[What to do]: Which lines below hold the word "script"? Copy all of them.

[Listed entries]:
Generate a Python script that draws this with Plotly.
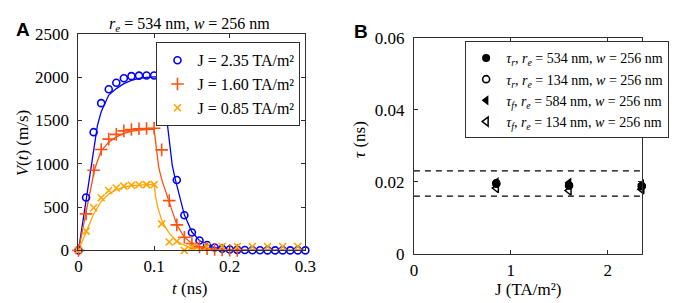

---

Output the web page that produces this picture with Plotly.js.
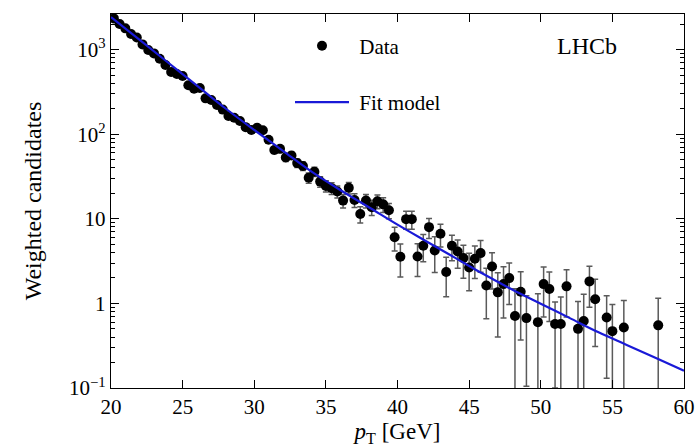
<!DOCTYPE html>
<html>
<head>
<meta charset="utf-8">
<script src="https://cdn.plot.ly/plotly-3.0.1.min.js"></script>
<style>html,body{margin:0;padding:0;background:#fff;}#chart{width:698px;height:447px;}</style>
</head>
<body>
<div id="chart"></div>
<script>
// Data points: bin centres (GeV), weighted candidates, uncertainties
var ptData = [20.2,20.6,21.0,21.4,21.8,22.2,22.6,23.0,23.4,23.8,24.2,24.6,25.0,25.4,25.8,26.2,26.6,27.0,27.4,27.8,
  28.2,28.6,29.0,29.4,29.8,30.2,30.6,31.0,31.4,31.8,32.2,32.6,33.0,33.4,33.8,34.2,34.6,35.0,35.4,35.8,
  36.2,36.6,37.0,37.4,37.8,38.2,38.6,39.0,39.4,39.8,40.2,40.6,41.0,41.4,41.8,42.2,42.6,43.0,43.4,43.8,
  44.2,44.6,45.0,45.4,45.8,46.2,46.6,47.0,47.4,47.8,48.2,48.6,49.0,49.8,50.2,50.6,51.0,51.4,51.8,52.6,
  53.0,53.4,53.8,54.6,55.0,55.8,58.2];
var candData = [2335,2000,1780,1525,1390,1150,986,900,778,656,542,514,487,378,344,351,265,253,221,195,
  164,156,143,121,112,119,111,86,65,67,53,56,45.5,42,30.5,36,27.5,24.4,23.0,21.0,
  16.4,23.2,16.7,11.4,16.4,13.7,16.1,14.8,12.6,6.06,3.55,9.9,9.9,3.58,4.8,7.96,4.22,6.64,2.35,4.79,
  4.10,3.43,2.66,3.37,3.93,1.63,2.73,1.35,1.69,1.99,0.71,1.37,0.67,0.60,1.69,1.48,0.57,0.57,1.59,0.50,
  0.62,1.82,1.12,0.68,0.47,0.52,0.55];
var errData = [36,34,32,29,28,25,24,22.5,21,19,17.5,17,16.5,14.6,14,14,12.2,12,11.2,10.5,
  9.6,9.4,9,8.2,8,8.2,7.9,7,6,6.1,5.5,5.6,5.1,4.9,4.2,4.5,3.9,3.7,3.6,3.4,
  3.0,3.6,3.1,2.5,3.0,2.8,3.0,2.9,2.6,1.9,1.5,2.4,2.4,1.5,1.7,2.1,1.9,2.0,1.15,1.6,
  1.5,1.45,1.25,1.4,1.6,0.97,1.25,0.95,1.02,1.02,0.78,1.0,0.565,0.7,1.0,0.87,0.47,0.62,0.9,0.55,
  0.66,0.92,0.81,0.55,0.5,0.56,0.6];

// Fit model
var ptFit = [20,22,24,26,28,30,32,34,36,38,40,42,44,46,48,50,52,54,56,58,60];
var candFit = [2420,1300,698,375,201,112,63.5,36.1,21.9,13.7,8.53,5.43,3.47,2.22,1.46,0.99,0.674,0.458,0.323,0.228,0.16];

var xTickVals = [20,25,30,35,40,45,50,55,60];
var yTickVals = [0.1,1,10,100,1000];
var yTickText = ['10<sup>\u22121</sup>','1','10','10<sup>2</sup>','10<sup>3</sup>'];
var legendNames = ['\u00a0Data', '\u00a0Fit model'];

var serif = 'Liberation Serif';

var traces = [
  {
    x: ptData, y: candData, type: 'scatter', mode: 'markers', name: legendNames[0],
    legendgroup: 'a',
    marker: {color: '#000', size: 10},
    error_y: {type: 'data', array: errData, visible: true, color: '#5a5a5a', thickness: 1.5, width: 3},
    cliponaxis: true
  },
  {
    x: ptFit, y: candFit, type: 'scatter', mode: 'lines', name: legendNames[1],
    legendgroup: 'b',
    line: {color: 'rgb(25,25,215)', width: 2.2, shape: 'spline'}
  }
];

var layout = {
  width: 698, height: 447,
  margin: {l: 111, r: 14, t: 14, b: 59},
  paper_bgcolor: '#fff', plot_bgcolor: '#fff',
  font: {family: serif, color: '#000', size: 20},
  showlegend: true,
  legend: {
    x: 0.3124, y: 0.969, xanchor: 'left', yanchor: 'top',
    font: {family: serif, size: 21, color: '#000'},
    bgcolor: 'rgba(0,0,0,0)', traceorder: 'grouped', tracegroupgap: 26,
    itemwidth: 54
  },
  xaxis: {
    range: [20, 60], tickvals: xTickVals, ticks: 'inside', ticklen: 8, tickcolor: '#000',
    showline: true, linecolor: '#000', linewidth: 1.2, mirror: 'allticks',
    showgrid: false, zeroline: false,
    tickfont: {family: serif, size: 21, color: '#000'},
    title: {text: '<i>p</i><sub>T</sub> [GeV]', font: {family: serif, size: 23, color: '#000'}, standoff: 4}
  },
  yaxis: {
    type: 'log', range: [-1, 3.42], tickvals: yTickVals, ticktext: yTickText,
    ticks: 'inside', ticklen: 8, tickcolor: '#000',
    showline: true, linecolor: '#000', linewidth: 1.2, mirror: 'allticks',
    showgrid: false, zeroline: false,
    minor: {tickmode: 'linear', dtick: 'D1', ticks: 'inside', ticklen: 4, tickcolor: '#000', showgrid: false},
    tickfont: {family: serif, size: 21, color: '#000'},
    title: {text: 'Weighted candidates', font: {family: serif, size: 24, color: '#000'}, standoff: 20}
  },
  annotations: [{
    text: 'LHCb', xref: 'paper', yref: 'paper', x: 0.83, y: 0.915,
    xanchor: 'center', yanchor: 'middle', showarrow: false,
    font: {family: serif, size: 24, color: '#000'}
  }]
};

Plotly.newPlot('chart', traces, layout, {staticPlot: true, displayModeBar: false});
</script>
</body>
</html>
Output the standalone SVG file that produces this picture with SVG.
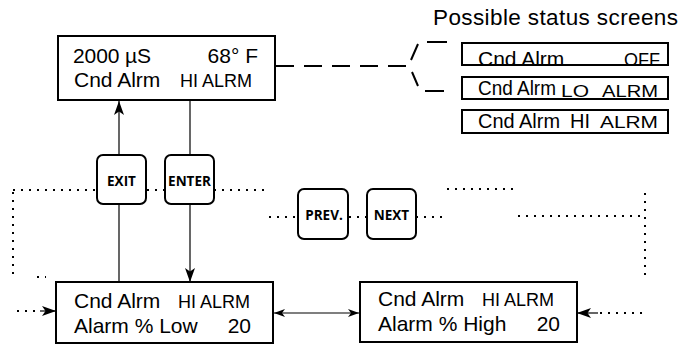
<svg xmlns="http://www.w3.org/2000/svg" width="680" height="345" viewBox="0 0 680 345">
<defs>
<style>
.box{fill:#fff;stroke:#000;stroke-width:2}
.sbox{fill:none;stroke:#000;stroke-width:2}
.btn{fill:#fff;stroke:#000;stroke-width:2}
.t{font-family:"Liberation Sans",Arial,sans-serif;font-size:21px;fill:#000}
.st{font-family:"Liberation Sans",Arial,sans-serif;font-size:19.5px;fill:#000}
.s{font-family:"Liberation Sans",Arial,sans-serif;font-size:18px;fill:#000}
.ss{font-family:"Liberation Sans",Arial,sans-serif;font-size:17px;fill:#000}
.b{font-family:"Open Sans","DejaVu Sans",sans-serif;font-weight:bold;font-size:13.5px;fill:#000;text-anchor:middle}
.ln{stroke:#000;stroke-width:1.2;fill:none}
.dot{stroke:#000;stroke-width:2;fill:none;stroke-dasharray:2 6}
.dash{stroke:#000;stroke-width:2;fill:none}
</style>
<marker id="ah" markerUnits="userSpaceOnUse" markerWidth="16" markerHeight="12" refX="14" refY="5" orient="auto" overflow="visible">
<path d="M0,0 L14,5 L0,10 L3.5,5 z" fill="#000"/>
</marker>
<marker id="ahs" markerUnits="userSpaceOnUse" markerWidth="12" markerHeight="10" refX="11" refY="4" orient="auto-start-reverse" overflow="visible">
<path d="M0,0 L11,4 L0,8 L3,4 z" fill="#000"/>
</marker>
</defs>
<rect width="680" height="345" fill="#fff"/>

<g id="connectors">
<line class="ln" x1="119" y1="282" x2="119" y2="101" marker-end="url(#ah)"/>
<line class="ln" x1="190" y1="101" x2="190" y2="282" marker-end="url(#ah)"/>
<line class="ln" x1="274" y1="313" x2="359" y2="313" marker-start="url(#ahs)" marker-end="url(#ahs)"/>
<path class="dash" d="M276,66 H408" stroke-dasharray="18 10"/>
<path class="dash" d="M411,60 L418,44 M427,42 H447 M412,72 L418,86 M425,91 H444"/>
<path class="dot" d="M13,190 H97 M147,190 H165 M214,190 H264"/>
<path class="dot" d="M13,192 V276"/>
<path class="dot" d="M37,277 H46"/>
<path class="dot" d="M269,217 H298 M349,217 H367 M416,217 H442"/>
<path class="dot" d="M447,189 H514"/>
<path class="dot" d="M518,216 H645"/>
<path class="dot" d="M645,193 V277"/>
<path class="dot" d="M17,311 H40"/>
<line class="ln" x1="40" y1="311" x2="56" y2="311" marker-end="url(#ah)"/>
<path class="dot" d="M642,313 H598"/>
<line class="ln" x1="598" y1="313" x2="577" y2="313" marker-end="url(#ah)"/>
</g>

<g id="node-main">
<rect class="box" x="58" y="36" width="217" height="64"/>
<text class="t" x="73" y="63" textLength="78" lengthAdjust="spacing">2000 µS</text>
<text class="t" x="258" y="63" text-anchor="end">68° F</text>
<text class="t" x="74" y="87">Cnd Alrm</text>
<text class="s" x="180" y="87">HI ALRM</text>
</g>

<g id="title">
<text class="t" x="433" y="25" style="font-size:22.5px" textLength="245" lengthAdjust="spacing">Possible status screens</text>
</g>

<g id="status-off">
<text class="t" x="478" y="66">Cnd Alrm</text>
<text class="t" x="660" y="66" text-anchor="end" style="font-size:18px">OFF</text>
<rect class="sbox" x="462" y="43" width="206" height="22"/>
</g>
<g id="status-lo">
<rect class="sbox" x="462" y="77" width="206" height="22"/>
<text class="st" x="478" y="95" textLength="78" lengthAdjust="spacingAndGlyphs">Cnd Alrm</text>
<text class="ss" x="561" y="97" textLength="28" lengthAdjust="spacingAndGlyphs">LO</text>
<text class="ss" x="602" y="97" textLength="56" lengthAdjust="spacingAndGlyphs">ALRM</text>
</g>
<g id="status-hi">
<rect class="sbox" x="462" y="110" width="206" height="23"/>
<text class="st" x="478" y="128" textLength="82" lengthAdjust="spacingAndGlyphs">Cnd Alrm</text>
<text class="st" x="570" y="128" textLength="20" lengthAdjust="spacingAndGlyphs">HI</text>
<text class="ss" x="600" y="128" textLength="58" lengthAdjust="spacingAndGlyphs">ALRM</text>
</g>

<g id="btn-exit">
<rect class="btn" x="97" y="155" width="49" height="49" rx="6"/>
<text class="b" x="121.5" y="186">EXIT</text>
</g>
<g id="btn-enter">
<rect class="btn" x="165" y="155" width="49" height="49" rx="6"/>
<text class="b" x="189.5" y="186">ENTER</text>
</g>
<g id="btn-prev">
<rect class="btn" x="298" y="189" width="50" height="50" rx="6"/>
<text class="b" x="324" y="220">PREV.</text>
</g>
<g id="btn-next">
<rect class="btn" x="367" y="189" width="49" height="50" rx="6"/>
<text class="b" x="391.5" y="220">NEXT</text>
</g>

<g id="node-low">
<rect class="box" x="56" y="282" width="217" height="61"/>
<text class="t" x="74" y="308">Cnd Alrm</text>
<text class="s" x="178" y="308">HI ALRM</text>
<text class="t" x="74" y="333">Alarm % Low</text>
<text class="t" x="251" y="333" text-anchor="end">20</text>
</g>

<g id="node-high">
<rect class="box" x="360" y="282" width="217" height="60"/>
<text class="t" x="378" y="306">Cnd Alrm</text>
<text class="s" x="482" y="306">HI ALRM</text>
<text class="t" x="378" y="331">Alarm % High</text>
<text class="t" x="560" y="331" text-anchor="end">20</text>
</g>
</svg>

--

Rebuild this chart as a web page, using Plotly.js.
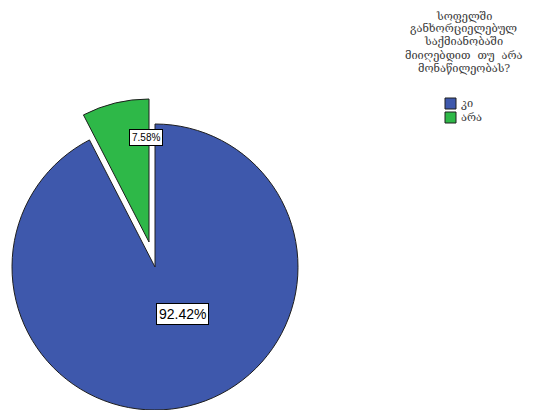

[Answer to this problem]:
Generate a Python script that draws this with Plotly.
<script src="https://cdn.plot.ly/plotly-3.0.1.min.js"></script>
<script>
</script>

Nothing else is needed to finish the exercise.